Let's say I make 100K a year from my business and I have 3 kids under 9 years old. I read that each child can give me $2000 child tax credit.

So if my 100K business income is taxed and say its 40%:

100K x 40% (40K) = 60K take home

Does the child tax credit apply to the 100K first making it:

100K - 3 Kids (6K) = 94K income x 40% (37.6K) = 62.4K take home

OR is it:

100K x 40% (40K) = 60K + 6K child credit = 66K take home?

  • Your federal income tax is never as much as 40%, and CTC (and ACTC) applies only to federal income tax. If you don't have significant other income your total (not marginal) federal tax will be around 20%, depending on other factors you didn't state. Yes you have self-employment tax (slightly less than 15.3%) on your Schedule C net income up to a limit ($132,900 for 2019, $137,700 for 2020) and 2.9% after that, and there are no deductions or credits on SE. You usually have state income tax also, and any provision in the state tax for children depends on the state. Commented Mar 6, 2020 at 4:51
  • 5
    @dave_thompson_085 who knows income tax isn't 40%. "say its 40%". He was just using it to make the maths easy. Also the rest of your comment should be in an answer so that it can be up and down voted.
    – Sam Dean
    Commented Mar 6, 2020 at 11:25
  • @SamDean Federal Income Tax != Income Tax in general.
    – ave
    Commented Mar 6, 2020 at 12:35
  • 1
    I have edited out your unrelated query about a self-employment tax credit, as we like to have only one question per post. If you have a question about self-employment taxes or credits, please start a new question.
    – Ben Miller
    Commented Mar 6, 2020 at 13:18
  • @dave_thompson_085 - Your comment has been flagged. It's "too good to be just a comment"! Do you mind posting this as an answer? Commented Mar 6, 2020 at 18:23

1 Answer 1


There are two types of items that reduce your income tax: deductions and tax credits.

With a deduction, you subtract the deduction from your income before the tax is calculated. The benefit to you with a deduction is dependent on your tax rate. So if you are in the 22% tax bracket, a $6000 deduction would ultimately be worth $1320 to you.

With a tax credit, the tax is calculated first and then the tax credit is subtracted from your tax due. The tax credit is worth the full amount to you, because it directly reduces your tax bill.

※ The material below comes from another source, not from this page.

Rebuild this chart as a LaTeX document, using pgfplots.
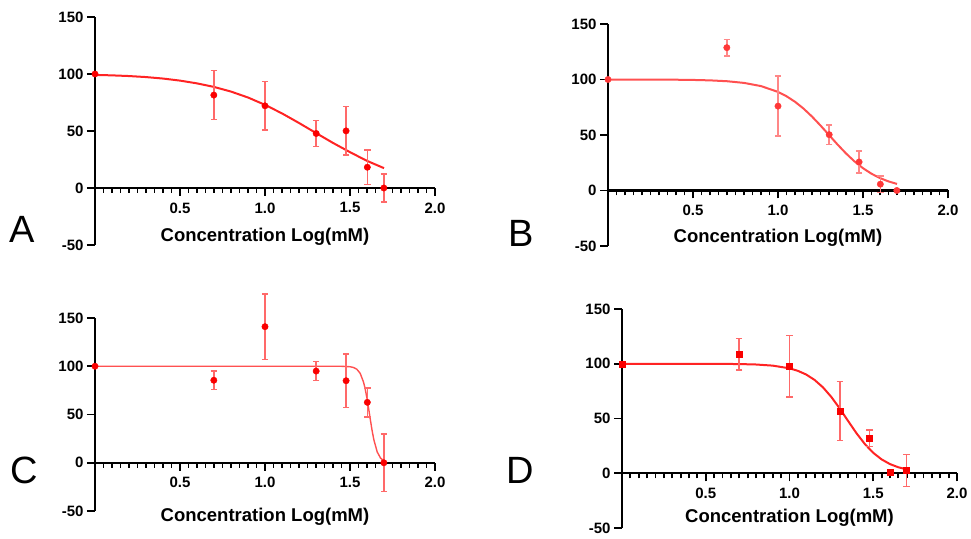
\documentclass[border=0pt]{standalone}
\usepackage{pgfplots}
\pgfplotsset{compat=1.18}
\usepackage{fontspec}
\setmainfont{Liberation Sans}

\definecolor{fitred}{RGB}{255,35,35}
\definecolor{ptred}{RGB}{250,0,0}
\definecolor{errred}{RGB}{255,105,105}
\definecolor{pinkfit}{RGB}{255,80,80}
\definecolor{pinkpt}{RGB}{255,55,55}
\definecolor{pinkerr}{RGB}{255,135,135}

\pgfplotsset{
  panel/.style={
    scale only axis,
    width=340pt,
    xmin=0, xmax=2, ymin=-50, ymax=150,
    axis x line=middle, axis y line=left,
    x axis line style={line width=2.3pt, -, black},
    y axis line style={line width=2.3pt, -, black},
    hide obscured x ticks=false, hide obscured y ticks=false,
    xtick={0,0.5,1,1.5,2},
    xticklabels={,0.5,1.0,1.5,2.0},
    minor x tick num=9,
    ytick={-50,0,50,100,150},
    yticklabels={-50,0,50,100,150},
    tick align=outside,
    major tick length=8pt, minor tick length=5pt,
    xtick style={line width=1.9pt, black},
    ytick style={line width=1.9pt, black},
    tick label style={font=\fontsize{15}{15}\selectfont\bfseries},
    xticklabel style={yshift=-3pt},
    xlabel={Concentration Log(mM)},
    xlabel style={font=\fontsize{18.5}{20}\selectfont\bfseries, anchor=center},
    clip=false,
  },
}

\begin{document}
\begin{tikzpicture}
\path[use as bounding box] (0pt,0pt) rectangle (971pt,538pt);

% ---------- A ----------
\begin{axis}[panel, height=228pt, at={(95pt,293pt)}, anchor=south west,
  xlabel style={at={(axis cs:1,-43)}}]
\addplot[line width=2pt, no markers, fitred] coordinates {
  (0,99.2)(0.1,98.80)(0.2,98.20)(0.3,97.30)(0.4,96.00)(0.5,94.20)
  (0.6,91.77)(0.7,88.66)(0.8,84.58)(0.9,79.37)(1.0,72.96)(1.1,65.43)
  (1.2,57.03)(1.3,48.23)(1.4,39.53)(1.5,31.43)(1.6,23.80)(1.7,17.40)};
\addplot[only marks, mark=*, mark size=3.2pt, ptred,
  error bars/.cd, y dir=both, y explicit,
  error bar style={line width=1.5pt, errred},
  error mark options={rotate=90, mark size=3.2pt, line width=1.5pt, errred}] coordinates {
  (0,100) +- (0,0)
  (0.699,81.5) +- (0,21.5)
  (1.0,72.1) +- (0,21.2)
  (1.301,47.8) +- (0,11.5)
  (1.477,50.1) +- (0,21.3)
  (1.602,18.2) +- (0,15.0)
  (1.699,0) +- (0,12.3)};
\end{axis}

% ---------- B ----------
\begin{axis}[panel, height=222pt, at={(608pt,292pt)}, anchor=south west,
  xlabel style={at={(axis cs:1,-43)}}]
\addplot[line width=2pt, no markers, pinkfit] coordinates {
  (0,99.99)(0.2,99.95)(0.4,99.80)(0.5,99.60)(0.6,99.21)(0.7,98.44)
  (0.8,96.93)(0.9,94.06)(1.0,88.82)(1.05,84.91)(1.1,79.92)(1.15,73.81)
  (1.2,66.61)(1.25,58.55)(1.3,50)(1.35,41.45)(1.4,33.39)(1.45,26.19)
  (1.5,20.08)(1.55,15.10)(1.6,11.18)(1.65,8.18)(1.7,5.93)};
\addplot[only marks, mark=*, mark size=3.2pt, pinkpt,
  error bars/.cd, y dir=both, y explicit,
  error bar style={line width=1.5pt, pinkerr},
  error mark options={rotate=90, mark size=3.2pt, line width=1.5pt, pinkerr}] coordinates {
  (0,100) +- (0,0)
  (0.699,128.7) +- (0,7.5)
  (1.0,76) +- (0,27)
  (1.301,50.3) +- (0,8.7)
  (1.477,25.7) +- (0,9.8)
  (1.602,5.7) +- (0,7.5)
  (1.699,0) +- (0,0)};
\end{axis}

% ---------- C ----------
\begin{axis}[panel, height=193pt, at={(95pt,27pt)}, anchor=south west,
  xlabel style={at={(axis cs:1,-56)}}]
\addplot[line width=1.4pt, no markers, pinkfit] coordinates {
  (0,100)(1.4,99.99)(1.45,99.95)(1.5,99.50)(1.52,98.76)(1.54,96.93)
  (1.56,92.64)(1.58,83.37)(1.59,75.98)(1.60,66.61)(1.61,55.73)(1.62,44.27)
  (1.63,33.39)(1.64,24.03)(1.66,11.18)(1.68,4.77)(1.70,1.96)};
\addplot[only marks, mark=*, mark size=3.2pt, ptred,
  error bars/.cd, y dir=both, y explicit,
  error bar style={line width=1.5pt, errred},
  error mark options={rotate=90, mark size=3.2pt, line width=1.5pt, errred}] coordinates {
  (0,100) +- (0,0)
  (0.699,85.5) +- (0,9.5)
  (1.0,141) +- (0,34)
  (1.301,95) +- (0,10)
  (1.477,85) +- (0,27.5)
  (1.602,62.6) +- (0,15)
  (1.699,0) +- (0,29.7)};
\end{axis}

% ---------- D ----------
\begin{axis}[panel, width=335pt, height=219pt, at={(622pt,10pt)}, anchor=south west,
  xlabel style={at={(axis cs:1,-41)}}]
\addplot[line width=2pt, no markers, fitred] coordinates {
  (0,100)(0.5,99.96)(0.7,99.73)(0.8,99.31)(0.9,98.29)(1.0,95.82)
  (1.05,93.53)(1.1,90.12)(1.15,85.19)(1.2,78.41)(1.25,69.61)(1.3,59.11)
  (1.35,47.70)(1.4,36.52)(1.45,26.64)(1.5,18.64)(1.55,12.63)(1.6,8.36)
  (1.65,5.44)(1.7,3.50)};
\addplot[only marks, mark=square*, mark size=3pt, ptred,
  error bars/.cd, y dir=both, y explicit,
  error bar style={line width=1.5pt, errred},
  error mark options={rotate=90, mark size=3.2pt, line width=1.5pt, errred}] coordinates {
  (0,100) +- (0,0)
  (0.699,108.8) +- (0,14.3)
  (1.0,97.6) +- (0,28)
  (1.301,57) +- (0,27)
  (1.477,32.1) +- (0,7.5)
  (1.602,0.9) +- (0,0)
  (1.699,2.4) +- (0,14.5)};
\end{axis}

% panel letters
\node[font=\fontsize{38}{38}\selectfont] at (22pt,309pt) {A};
\node[font=\fontsize{38}{38}\selectfont] at (521pt,305pt) {B};
\node[font=\fontsize{38}{38}\selectfont] at (24pt,68pt) {C};
\node[font=\fontsize{38}{38}\selectfont] at (520pt,68pt) {D};
\end{tikzpicture}
\end{document}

Because the Child Tax Credit is a tax credit (not a deduction), a $6000 credit is worth the full $6000 to your situation.

  • 2
    Credits are further divided into nonrefundable (you get reduced value if the credit amount would exceed your tax) and refundable (you get full value even if it results in negative tax). CTC itself is nonrefundable, but if it is limited you can get part of the 'lost' value as Additional CTC (ACTC) which is refundable. OP's tax is probably well over $6k so this complication can be ignored here. Commented Mar 6, 2020 at 4:50
  • @dave_thompson_085 - a great point. Sure, OP is probably well over, but other members reading this will be helped. Ben might want to edit that in to the main answer text. Commented Mar 6, 2020 at 10:38
  • @dave_thompson_085 Yes, and deductions are also further divided (above-the-line, itemized, limited, threshold, etc.)